Deccan Herald: The Indo-French Centre for the Promotion of Advanced Research (CEFIPRA) on Monday launched a multi-disciplinary Indo-French research project titled ‘Adaptation of Irrigated Agriculture to Climate Change (AICHA).’ The study aims at developing an integrated model for analysing the impact of climate change on ground water-irrigated agriculture in south India. Berambadi village and surrounding areas in Hangla hobli of Gundlupet taluk in Chamarajanagar district have been selected for a field study under the project. AICHA includes researchers from the Indo-French Cell on Water Science, Ashoka Trust for Research in Ecology and the Environment (ATREE) and the French National Institute for Agricultural Research (INRA).
Sekhar Muddu, IISc Associate Professor (Department of Civil Engineering) involved in the project, said the study would extend up to three years and involve regular interaction with farmers in the region.The Indian and French governments are jointly funding the Rs 2.25-crore project.
Muddu said that with ground water being a limited resource, agriculture would be a challenge for farmers in the coming days. He said the study would try to learn and explore sustainable water management with available ground resources, changes in the cropping pattern if needed, and the economy involved.
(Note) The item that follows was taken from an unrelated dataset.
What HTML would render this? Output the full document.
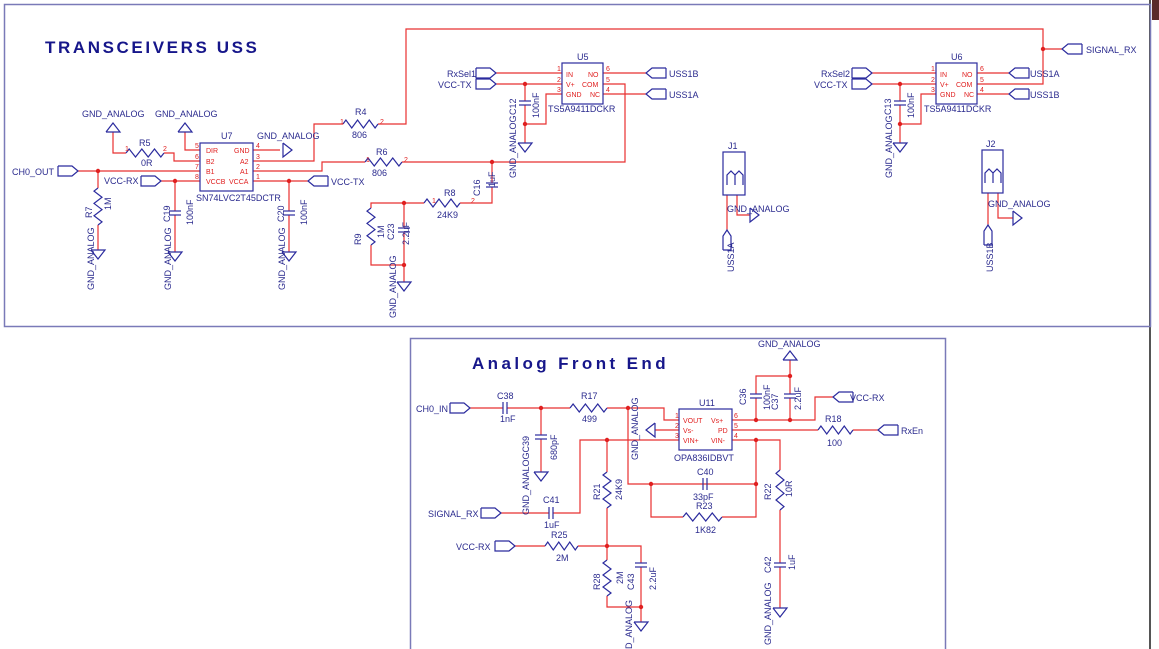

Muddu also said that the research is special in the sense that it looks into all three fields pertaining to farming, namely, agronomy, hydrology and economics.
When questioned about how a study limited to a hobli block in Karnataka be generalised for the entire southern India, Laurent Ruiz from INRA said the aim was only to develop a model to address the climate change issues pertaining to agriculture in future and the model can be adopted with suitable alterations in a given region. Alban Thomas of INRA said the project would explore adaptation strategies based on innovative cropping systems and water resource management policies, by considering a range of scenarios for agricultural systems and policies, to be tested at the farm and the watershed scale.
He said methodology will combine remote sensing, field surveys and advanced numerical analysis with hydrological, agronomical and economic modelling, and will pay particular attention to sustainability and acceptability issues.